Enough with comparison, Zhe Chen’s Bees has no equivalent in Chinese photography; the subject also reveals a facet of China unseen before.
One can interpret Zhe’s images according to one’s sense and sensibility; but there is no rationale besides the esthetic quality, and beyond our fascination with the awkward smile on the face of the blue swimmer and the tiny marks on her forearms, left by an imaginary baby shark.

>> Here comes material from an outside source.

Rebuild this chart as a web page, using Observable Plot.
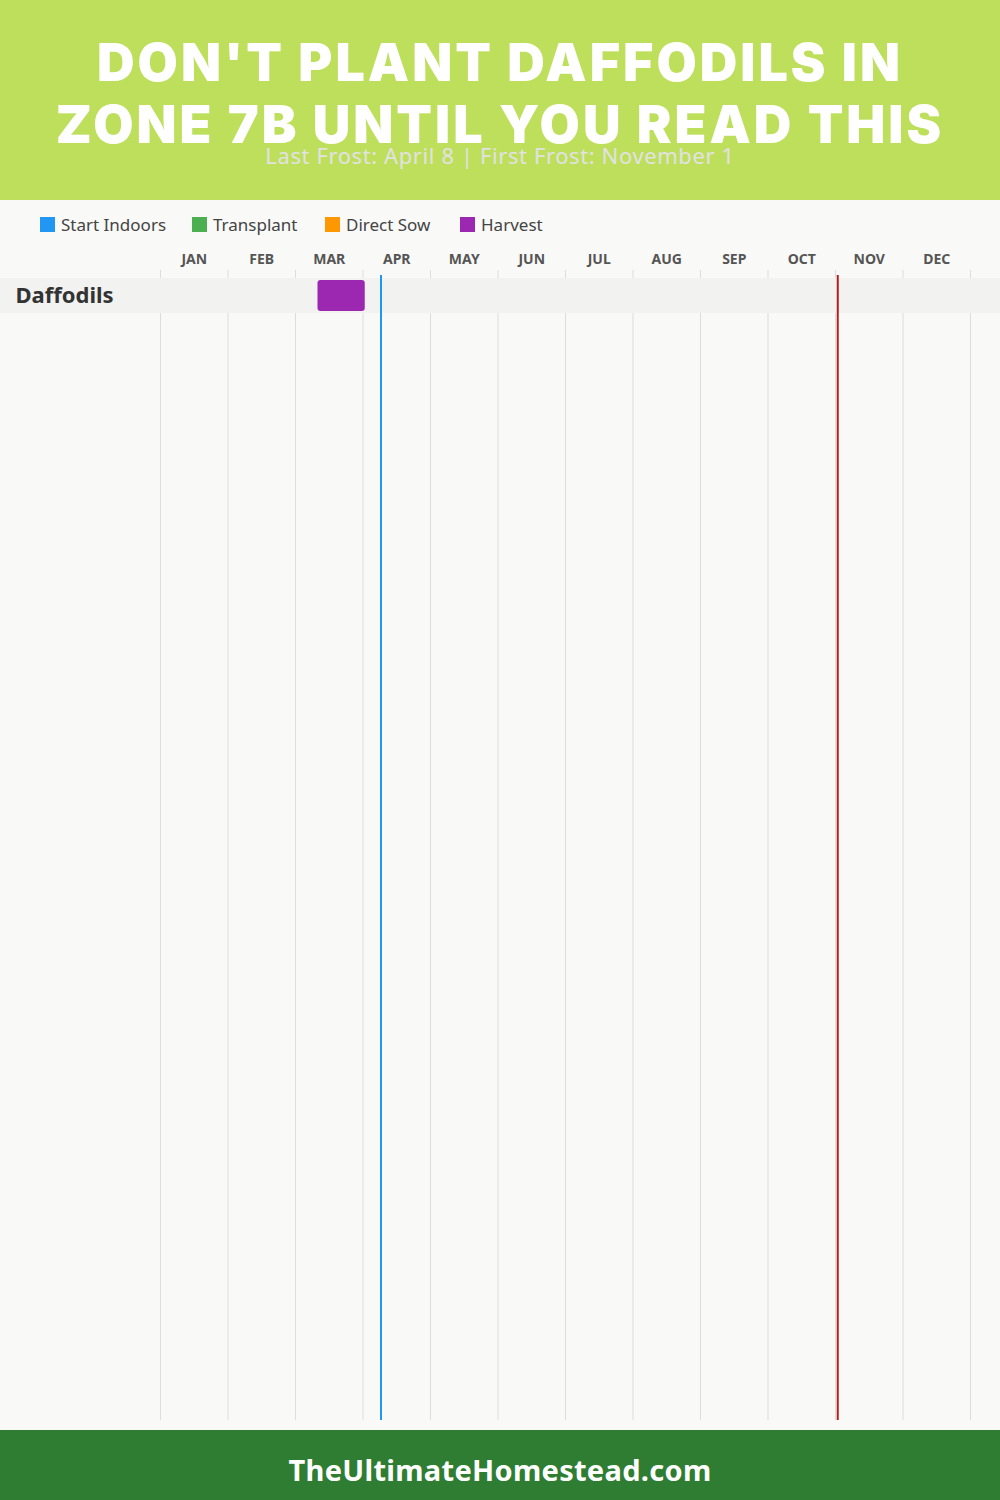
<!DOCTYPE html>
<html><head><meta charset="utf-8">
<script src="https://cdn.jsdelivr.net/npm/d3@7"></script>
<script src="https://cdn.jsdelivr.net/npm/@observablehq/plot@0.6"></script>
<style>
body{margin:0;background:#f9f9f7;font-family:"Noto Sans",sans-serif;width:1000px;}
#header{position:relative;height:200px;background:#bedf5c;}
#title{position:absolute;left:0;right:0;top:32px;text-align:center;color:#fff;font-family:Inter,sans-serif;font-weight:900;font-size:52px;line-height:62px;letter-spacing:3px;}
#sub{position:absolute;left:0;right:0;top:140px;text-align:center;color:#e2e2e2;font-size:22px;line-height:30px;letter-spacing:0.6px;}
#legend{position:relative;height:40px;}
.li{position:absolute;top:13px;display:flex;align-items:center;font-size:17px;color:#444;}
.sw{width:15px;height:15px;margin-right:6px;}
#chart svg{display:block;}
#chart text.crop{letter-spacing:0.4px;}
#footer{height:70px;background:#2e7d32;color:#fff;text-align:center;font-weight:700;font-size:29px;line-height:80px;letter-spacing:0.3px;}
</style></head>
<body>
<div id="header"><div id="title"></div><div id="sub"></div></div>
<div id="legend"></div>
<div id="chart"></div>
<div id="footer"></div>
<script>
const titleLines = ["DON'T PLANT DAFFODILS IN", "ZONE 7B UNTIL YOU READ THIS"];
const subtitle = "Last Frost: April 8 | First Frost: November 1";
const footerText = "TheUltimateHomestead.com";
const months = ["JAN","FEB","MAR","APR","MAY","JUN","JUL","AUG","SEP","OCT","NOV","DEC"];
const legendNames = ["Start Indoors","Transplant","Direct Sow","Harvest"];
const legendColors = ["#2196f3","#4caf50","#ff9800","#9c27b0"];
const crops = ["Daffodils"];
// activity periods: crop, type, start [month index, day], end [month index, day]
const periodCrop = ["Daffodils"];
const periodType = ["Harvest"];
const periodStart = [[2,10]];
const periodEnd = [[3,1]];
const frostNames = ["Last Frost","First Frost"];
const frostDates = [[3,8],[10,1]];
const frostColors = ["#2196f3","#b71c1c"];

document.getElementById("title").innerHTML = titleLines.join("<br>");
document.getElementById("sub").textContent = subtitle;
document.getElementById("footer").textContent = footerText;
const legendX = [40,192,325,460];
const leg = document.getElementById("legend");
legendNames.forEach((n,i)=>{
  const d=document.createElement("div");d.className="li";d.style.left=legendX[i]+"px";
  d.innerHTML=`<div class="sw" style="background:${legendColors[i]}"></div><span>${n}</span>`;
  leg.appendChild(d);
});

const toX = ([m,d]) => m + d/30;
const periods = periodCrop.map((c,i)=>({crop:c,type:periodType[i],x1:toX(periodStart[i]),x2:toX(periodEnd[i])}));
const frosts = frostNames.map((n,i)=>({name:n,x:toX(frostDates[i]),color:frostColors[i]}));
const monthData = months.map((m,i)=>({m,x:i+0.5}));
const gridData = d3.range(0,13);

const chart = Plot.plot({
  width:1000, height:1190,
  marginLeft:0, marginRight:0, marginTop:30, marginBottom:10,
  style:{background:"transparent", fontFamily:"Noto Sans, sans-serif"},
  x:{domain:[0,12], range:[160,970], axis:null},
  y:{domain:crops, range:[38,73], padding:0, axis:null},
  color:{domain:legendNames, range:legendColors},
  marks:[
    Plot.ruleX(gridData,{x:d=>d, stroke:"#dddddd", strokeWidth:1}),
    Plot.cell(crops,{y:d=>d, fill:"#f2f2f0", inset:0}),
    Plot.barX(periods,{x1:"x1", x2:"x2", y:"crop", fill:"type", rx:3, insetTop:2, insetBottom:2}),
    Plot.ruleX(frosts,{x:"x", stroke:"color", strokeWidth:2, insetTop:5}),
    Plot.text(monthData,{x:"x", text:"m", frameAnchor:"top", lineAnchor:"middle", dy:-11, fontSize:14, fontWeight:700, fill:"#555"}),
    Plot.text(crops,{y:d=>d, text:d=>d, frameAnchor:"left", dx:15, fontSize:22, fontWeight:700, fill:"#333", textAnchor:"start", className:"crop"})
  ]
});
document.getElementById("chart").appendChild(chart);
</script>
</body></html>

Like a good movie, we come out of the screening of Bees as if we had taken a dive in the ocean, coming out of the chilly and salty water feeling fresh and alive, ready to face up to whatever that may come.

Jean Loh / Curator
(*1) Jane Evelyn Atwood, Trop de Peines – Femmes en Prison, Albin Michel 2000
(*2) Kosuke Okahara, Ibasyo, Sony World Photography Award Global Tour
(*3) Leonard Cohen The Favorite Game 1963
(*4) Christian Caujolle (founder of Agence VU’), in Circonstances Particulières – Actes Sud 2007. « Un jeune garçon, abasourdi, torse nu, fixant l’objectif sans expression, les yeux vaguement baissés. Parce qu’il ne portrait pas de vêtement lors de son arrestation, les bourreaux avaient fiché une épingle à nourrice directement dans sa peau, portant son numéro d’ordre, le 17, dans l’inventaire des suppliciés. » (*5) Freaks – a film by Tod Browning 1932 (*6) Roland Barthes in La Chambre Claire – Le Seuil 1980 (*7) Diane Arbus: “A photograph is a secret about a secret. The more it tells you the less you know.” Five photographs by Diane Arbus Artforum, May 1971 (*8) Hikikomori, literally “pulling away, being confined”, i.e., “acute social withdrawal”, is a Japanese term referring to the phenomenon of reclusive people who have chosen to withdraw from social life, often seeking extreme degrees of isolation and confinement because of various personal and social factors in their lives. (*9) “Most people go through life dreading they’ll have a traumatic experience. Freaks were born with their trauma. They’ve already passed their test in life. They’re aristocrats.” Diane Arbus “Revelations” A retrospective catalogue 2003
(*10) Nan Goldin, The Ballad of Sexual Dependency, Aperture 2004
(*11) “If the person I’m photographing is naked, then I, too, will be naked — a naked photographer!” In Photography: Tokyo Nostalgia and Sex. Interview with Nobuyoshi Araki in Japan Times 2003
(*12) Untitled: MacDowell Colony Peterborough, New Hampshire 1980, in Francesca Woodman, Phaidon 2007.